Che il mondo IT e quello dei service provider siano profondamente cambiati è una evidenza anche per i distributori. Avaya in Italia lavora con 4 distributori sul territorio Asit spa, Westcon-Comstor, Fiore e Itancia.

Nello specifico Asit spa, storico distributore dal 2005, è anche Sponsor dell’evento internazionale Avaya Engage che si è appena concluso a Dubai.

«In questo nuovo scenario – afferma Marco Gabriele, Vice President e Sales Director di Asit spa – le soluzioni UC e Video Collaboration sono sempre più vicine alle soluzioni Cloud e Open per aderire meglio alle necessità sia di innovazione tecnologica che di contenimento costi, comuni a tutti i settori di mercato: PMI, grandi imprese e service provider. E per rispondere alle varie esigenze e garantire flessibilità e personalizzazione, Avaya ha infatti nel suo portafoglio soluzioni avanzate e innovative legacy, cloud e open con device di ultima generazione ».

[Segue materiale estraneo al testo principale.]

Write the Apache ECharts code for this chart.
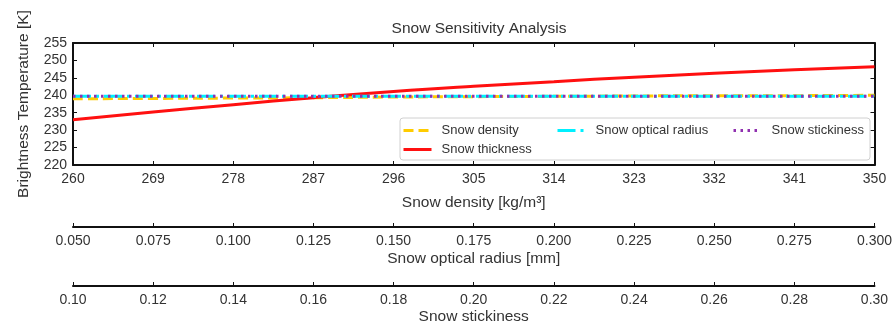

La cinghia di trasmissione tra il vendor e i vari segmenti di mercato, nonchè volano di sviluppo per la strategia di canale, è la figura del distributore, un soggetto che, nel caso specifico di Asit, conta anche su una divisione interna di ingegneria certificata e specializzata per «trasferire il meglio della tecnologia Avaya adeguandola ai diversi modelli di business e mercati verticali che caratterizzano il mercato Italiano».

«In Italia abbiamo una buona fetta di pionieri e una di resistenti» è invece l’opinione di Maurizio Lavagna, Managing Director Italy, Adriatics & Eastern Europe di Westcon-Comstor, distributore internazionale di Avaya presente a Dubai. «La differenza che c’è oggi rispetto al passato – evidenzia Lavagna – è che oggi i sistemi di comunicazione e di collaborazione sono strumenti di business, ma non nell’accezione comune: strumento come qualcosa che aiuta a svolgere compiti che già conosciamo. Questi strumenti ci permettono di pensare in modo nuovo, e di cambiare». Un altro punto di forza di Avaya, a detta del Managing Director, è il suo essere una «società channel centric, che tra le prime ha investito sul canale e che crea programmi per fare in modo che il deployment avvenga nella maniera più efficiente, tenendo presenti le specificità di ogni attore».

Anche sul journey to the cloud, uno dei temi che hanno caratterizzato la tre giorni di Dubai, «Avaya si sta muovendo su un continuum già definito anni orsono. Quanto è stato presentato in questi giorni è già tutto disponibile e si declina nei possibili modi: private, hybrid, public cloud non solo per ciò che riguarda le comunicazioni, ma anche i contact center e gli applicativi. Questo slancio verso il futuro avviene senza dimenticare i legacy products. Avaya ha sempre un occhio di riguardo su tutto ciò che è stato venduto e installato prima, e che per molti clienti deve essere protetto come investimento».

La convergenza dei punti di vista in tutto il canale. Il commento di STT  

La controprova che i punti di vista di top management e protagonisti del canale sono convergenti la si ottiene dialogando con chi si colloca in prossimità dell’utilizzatore finale delle tecnologie Avaya. Andrea Fumagalli, Account Manager di STT, system integrator e partner di Avaya dal 2000, all’appuntamento di Dubai ha accompagnato uno dei clienti più importanti dell’azienda, Fastweb.

«Oggi l’interlocutore per andare a discutere di soluzioni UC innovative, che rappresenta il nostro offering principale, non è più l’IT manager, ma sono diventati i lines of business manager». Che è la medesima analisi di Fadi Moubarak svolta dal suo più vasto osservatorio che comprende le regioni EMEA e APAC. «Negli ultimi 5 anni poi sono cambiate le aziende a cui ci rivolgiamo. Mentre prima prevedevano grandi uffici centrali, adesso magari hanno una molteplicità di micro location, che è tipicamente una struttura che si sposa con un’architettura di tipo cloud».

Lo smart working, a cui faceva cenno Massimo Palermo, è una delle possibili applicazioni di questo nuovo modo in cui si articola la dinamica del lavoro e della collaborazione. Che non significa necessariamente una migrazione in massa verso il cloud, analogamente a quanto richiamato da Maurizio Lavagna in merito ai legacy products.

«Teniamo i piedi saldamente nell’offerta on premise – conclude Fumagalli -, perché il cloud in Italia ancora non ha sfondato come in altri Paesi, ma ci stiamo arrivando. E vendor come Avaya si stanno strutturando per permettere a noi partner di aggredire questa fetta di mercato con la sicurezza di avere le spalle coperte dal punto di vista tecnologico».